++++ DATA PROVIDED ++++
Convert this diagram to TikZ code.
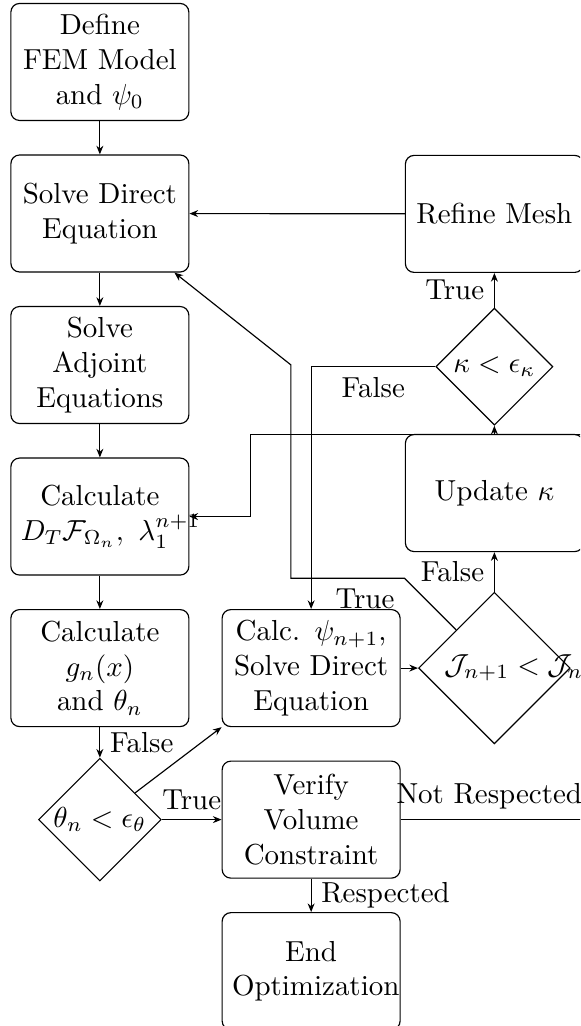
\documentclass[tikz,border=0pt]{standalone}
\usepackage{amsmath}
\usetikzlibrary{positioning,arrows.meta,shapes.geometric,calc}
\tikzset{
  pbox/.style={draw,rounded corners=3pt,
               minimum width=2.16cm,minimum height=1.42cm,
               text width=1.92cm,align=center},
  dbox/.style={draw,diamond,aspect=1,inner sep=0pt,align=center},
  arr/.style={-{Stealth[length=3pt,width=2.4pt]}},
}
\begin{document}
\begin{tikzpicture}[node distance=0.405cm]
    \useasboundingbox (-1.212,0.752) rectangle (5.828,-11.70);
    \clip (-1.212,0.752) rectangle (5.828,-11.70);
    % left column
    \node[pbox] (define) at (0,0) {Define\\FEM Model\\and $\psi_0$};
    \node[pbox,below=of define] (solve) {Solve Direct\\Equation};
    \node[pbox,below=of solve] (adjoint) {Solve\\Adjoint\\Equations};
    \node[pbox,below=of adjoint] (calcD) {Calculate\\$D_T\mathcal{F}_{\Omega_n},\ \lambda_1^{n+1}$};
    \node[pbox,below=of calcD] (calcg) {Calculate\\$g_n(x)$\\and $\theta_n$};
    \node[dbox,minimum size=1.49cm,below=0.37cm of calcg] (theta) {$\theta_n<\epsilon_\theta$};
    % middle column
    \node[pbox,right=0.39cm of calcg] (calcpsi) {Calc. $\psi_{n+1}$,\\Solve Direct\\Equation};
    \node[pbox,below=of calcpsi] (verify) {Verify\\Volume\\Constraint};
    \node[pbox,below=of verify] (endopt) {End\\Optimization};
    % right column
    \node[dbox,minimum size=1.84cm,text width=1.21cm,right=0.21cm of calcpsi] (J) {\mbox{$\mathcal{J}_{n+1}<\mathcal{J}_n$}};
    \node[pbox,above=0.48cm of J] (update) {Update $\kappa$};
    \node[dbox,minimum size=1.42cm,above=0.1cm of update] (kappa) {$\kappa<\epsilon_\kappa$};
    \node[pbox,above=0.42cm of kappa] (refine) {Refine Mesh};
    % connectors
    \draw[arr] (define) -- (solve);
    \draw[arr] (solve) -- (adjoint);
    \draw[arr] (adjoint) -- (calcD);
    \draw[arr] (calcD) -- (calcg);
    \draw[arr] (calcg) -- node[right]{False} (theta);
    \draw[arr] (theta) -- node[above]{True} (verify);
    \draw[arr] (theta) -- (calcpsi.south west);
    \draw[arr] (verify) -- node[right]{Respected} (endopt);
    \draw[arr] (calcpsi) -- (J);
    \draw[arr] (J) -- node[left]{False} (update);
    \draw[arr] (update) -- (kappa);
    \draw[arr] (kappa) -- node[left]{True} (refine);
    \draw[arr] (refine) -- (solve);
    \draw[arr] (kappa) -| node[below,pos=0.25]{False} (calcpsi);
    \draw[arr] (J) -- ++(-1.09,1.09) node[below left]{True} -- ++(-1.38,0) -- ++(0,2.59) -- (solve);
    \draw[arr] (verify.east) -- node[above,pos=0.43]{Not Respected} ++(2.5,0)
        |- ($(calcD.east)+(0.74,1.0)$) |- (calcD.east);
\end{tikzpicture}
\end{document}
++++
> [GOAL]
Reproduce each line exactly, please, except for any pictures.

> [RESPONSE]
Convert this diagram to TikZ code.
\documentclass[tikz,border=0pt]{standalone}
\usepackage{amsmath}
\usetikzlibrary{positioning,arrows.meta,shapes.geometric,calc}
\tikzset{
  pbox/.style={draw,rounded corners=3pt,
               minimum width=2.16cm,minimum height=1.42cm,
               text width=1.92cm,align=center},
  dbox/.style={draw,diamond,aspect=1,inner sep=0pt,align=center},
  arr/.style={-{Stealth[length=3pt,width=2.4pt]}},
}
\begin{document}
\begin{tikzpicture}[node distance=0.405cm]
    \useasboundingbox (-1.212,0.752) rectangle (5.828,-11.70);
    \clip (-1.212,0.752) rectangle (5.828,-11.70);
    % left column
    \node[pbox] (define) at (0,0) {Define\\FEM Model\\and $\psi_0$};
    \node[pbox,below=of define] (solve) {Solve Direct\\Equation};
    \node[pbox,below=of solve] (adjoint) {Solve\\Adjoint\\Equations};
    \node[pbox,below=of adjoint] (calcD) {Calculate\\$D_T\mathcal{F}_{\Omega_n},\ \lambda_1^{n+1}$};
    \node[pbox,below=of calcD] (calcg) {Calculate\\$g_n(x)$\\and $\theta_n$};
    \node[dbox,minimum size=1.49cm,below=0.37cm of calcg] (theta) {$\theta_n<\epsilon_\theta$};
    % middle column
    \node[pbox,right=0.39cm of calcg] (calcpsi) {Calc. $\psi_{n+1}$,\\Solve Direct\\Equation};
    \node[pbox,below=of calcpsi] (verify) {Verify\\Volume\\Constraint};
    \node[pbox,below=of verify] (endopt) {End\\Optimization};
    % right column
    \node[dbox,minimum size=1.84cm,text width=1.21cm,right=0.21cm of calcpsi] (J) {\mbox{$\mathcal{J}_{n+1}<\mathcal{J}_n$}};
    \node[pbox,above=0.48cm of J] (update) {Update $\kappa$};
    \node[dbox,minimum size=1.42cm,above=0.1cm of update] (kappa) {$\kappa<\epsilon_\kappa$};
    \node[pbox,above=0.42cm of kappa] (refine) {Refine Mesh};
    % connectors
    \draw[arr] (define) -- (solve);
    \draw[arr] (solve) -- (adjoint);
    \draw[arr] (adjoint) -- (calcD);
    \draw[arr] (calcD) -- (calcg);
    \draw[arr] (calcg) -- node[right]{False} (theta);
    \draw[arr] (theta) -- node[above]{True} (verify);
    \draw[arr] (theta) -- (calcpsi.south west);
    \draw[arr] (verify) -- node[right]{Respected} (endopt);
    \draw[arr] (calcpsi) -- (J);
    \draw[arr] (J) -- node[left]{False} (update);
    \draw[arr] (update) -- (kappa);
    \draw[arr] (kappa) -- node[left]{True} (refine);
    \draw[arr] (refine) -- (solve);
    \draw[arr] (kappa) -| node[below,pos=0.25]{False} (calcpsi);
    \draw[arr] (J) -- ++(-1.09,1.09) node[below left]{True} -- ++(-1.38,0) -- ++(0,2.59) -- (solve);
    \draw[arr] (verify.east) -- node[above,pos=0.43]{Not Respected} ++(2.5,0)
        |- ($(calcD.east)+(0.74,1.0)$) |- (calcD.east);
\end{tikzpicture}
\end{document}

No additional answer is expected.